A diferencia de las actrices en la pantalla, Elena es una mujer de carne y hueso que Totó convierte inmediatamente en imagen y que luego se materializa de nuevo, deviene otra vez una ilusión y así en incontables vueltas hasta terminar convertida en la pura imagen de un fantasma plasmado en el celuloide. En su última conversación con Totó, Alfredo le pide que se vaya y no vuelva más, pero la formulación italiana que utiliza dice, más precisamente, “non ti voltare”, es decir: no te des vuelta, no regreses a ver. Ahí donde el ver era una pulsión, un impulso, una apertura hacia lo desconocido, el volver no sería más que la repetición de lo mismo, la imposibilidad de una historia, el fin definitivo de la ilusión.
Hacia el final de la película, Salvatore confiesa: “siempre he tenido miedo de volver”. Y sin embargo, Salvatore vuelve para rendir un último tributo a su amigo y a la sala. Durante su estancia descubre cuánto ha cambiado el pueblo desde su partida, y la película se las arregla para mostrarnos todo lo que ya no es más. En un pasaje que prefigura el inolvidable epílogo de la película, Salvatore descubre en su habitación de infancia la pequeña cámara con la que se inició a la realización, un proyector y unas viejas bobinas. No necesitará más para que la magia opere de nuevo, dando vida a los fantasmas. Al final de la película, Salvatore ve de nuevo, como por primera vez.
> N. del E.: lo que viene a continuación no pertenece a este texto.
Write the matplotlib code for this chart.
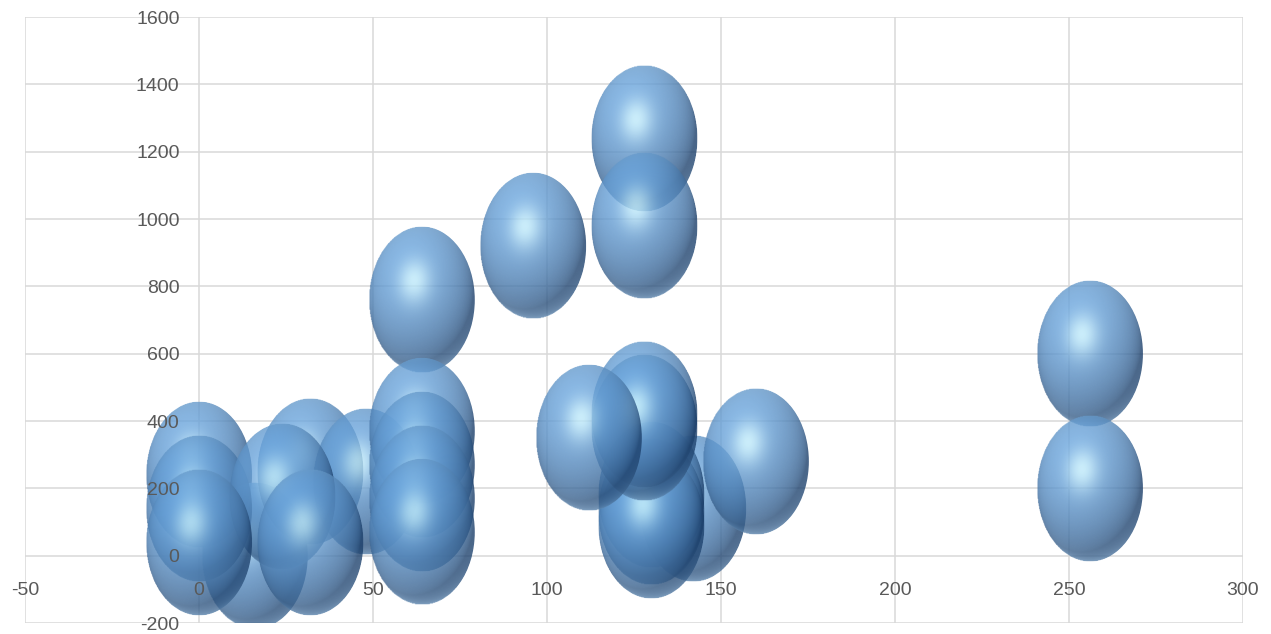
import numpy as np
import matplotlib
matplotlib.use("Agg")
import matplotlib.pyplot as plt
from matplotlib.patches import Ellipse

plt.rcParams['font.family'] = ['Liberation Sans Narrow', 'Liberation Sans', 'DejaVu Sans']
plt.rcParams['axes.unicode_minus'] = False

# bubble data, listed back to front
bubble_x = [0, 16, 0, 32, 48, 24, 0, 32,
            64, 64, 64, 64, 64,
            96, 128, 128,
            142, 130, 130, 130, 128, 128, 112, 160,
            256, 256]
bubble_y = [240, 0, 140, 250, 220, 175, 40, 40,
            760, 370, 270, 170, 70,
            920, 1240, 980,
            140, 180, 130, 90, 420, 380, 350, 280,
            600, 200]
bubble_size = [10] * len(bubble_x)

x_ticks = list(range(-50, 301, 50))
y_ticks = list(range(-200, 1601, 200))

# bubble extent in data units for a size of 10
W_PER_SIZE = 3.05
H_PER_SIZE = 43.6


def sphere_rgba(n=200):
    t = np.linspace(-1, 1, n)
    u, v = np.meshgrid(t, t)          # v grows downward (image rows)
    r2 = u ** 2 + v ** 2
    nz = np.sqrt(np.clip(1 - r2, 0, 1))
    light = np.array([-0.30, -0.50, 0.81])
    light /= np.linalg.norm(light)
    lam = np.clip(u * light[0] + v * light[1] + nz * light[2], 0, 1)
    half = light + np.array([0, 0, 1.0])
    half /= np.linalg.norm(half)
    spec = np.clip(u * half[0] + v * half[1] + nz * half[2], 0, 1) ** 22

    dark = np.array([0.11, 0.25, 0.42])
    base = np.array([0.42, 0.65, 0.87])
    hi = np.array([0.80, 0.96, 1.0])
    col = dark + (base - dark) * (lam[..., None] ** 0.75)
    col = col + (hi - col) * (0.85 * spec[..., None])
    # soft bounce light along the lower rim
    rim = np.clip(v, 0, 1) ** 2 * (1 - nz) ** 1.2
    col = col + (np.array([0.60, 0.78, 0.93]) - col) * (0.6 * rim[..., None])
    # lighter upper rim
    top = np.clip(-v, 0, 1) ** 2 * (1 - nz) ** 2
    col = col + (np.array([0.56, 0.76, 0.92]) - col) * (0.45 * top[..., None])

    alpha = np.where(r2 <= 1, 0.80, 0.0)
    return np.dstack([np.clip(col, 0, 1), alpha])


fig = plt.figure(figsize=(12.71, 6.34), dpi=100)
ax = fig.add_axes([25 / 1271, 11 / 634, 1218 / 1271, 606 / 634])

# gridlines drawn under the bubbles
for xv in x_ticks:
    ax.axvline(xv, color='#d9d9d9', linewidth=1.1, zorder=1)
for yv in y_ticks:
    ax.axhline(yv, color='#d9d9d9', linewidth=1.1, zorder=1)

img = sphere_rgba()
for i, (x, y, s) in enumerate(zip(bubble_x, bubble_y, bubble_size)):
    w = W_PER_SIZE * s
    h = H_PER_SIZE * s
    ell = Ellipse((x, y), w, h, facecolor='none', edgecolor='none')
    ax.add_patch(ell)
    im = ax.imshow(img, extent=[x - w / 2, x + w / 2, y - h / 2, y + h / 2],
                   origin='upper', interpolation='bilinear', aspect='auto',
                   zorder=3 + i * 0.01)
    im.set_clip_path(ell)

ax.set_xlim(-50, 300)
ax.set_ylim(-200, 1600)
ax.set_aspect('auto')
ax.set_xticks(x_ticks)
ax.set_yticks(y_ticks)

for side in ax.spines:
    ax.spines[side].set_visible(False)
ax.spines['left'].set_position(('data', 0))
ax.spines['bottom'].set_position(('data', 0))

ax.tick_params(axis='both', length=0, labelsize=14, labelcolor='#595959')
ax.tick_params(axis='y', pad=14)
ax.tick_params(axis='x', pad=19)
# tick labels sit on top of the bubbles
ax.xaxis.set_zorder(10)
ax.yaxis.set_zorder(10)

fig.savefig("out.png", dpi=100)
Canto de amor al cine y, especialmente, a la sala de cine,
Cinema Paradiso brilló en su momento como una celebración de un arte que transformó para siempre nuestra manera de ver, y luce hoy, con una actualidad renovada, como un justo llamado a volver a ver.

1 Y hasta salió revitalizado en varios aspectos, como lo prueban la multiplicación de películas realizadas, el surgimiento de nuevas cinematografías nacionales y el incremento de la frecuentación a un nivel no visto desde los años 60.
2 En versión original, el punk dice “Ma che cazzo ci avrai da guardare?”, que se podría traducir como “qué mierda crees que estás viendo?»
3 Con este ornamento, la película convoca el valor simbólico del mascarón, que en la antigüedad clásica cumplía la doble función de conectar el interior con el exterior y de impedir el paso de los malos espíritus. 
4 De hecho, el título original de la película (Nuovo Cinema Paradiso) toma el nombre de la sala reconstruida, metáfora de los múltiples renacimientos del cine.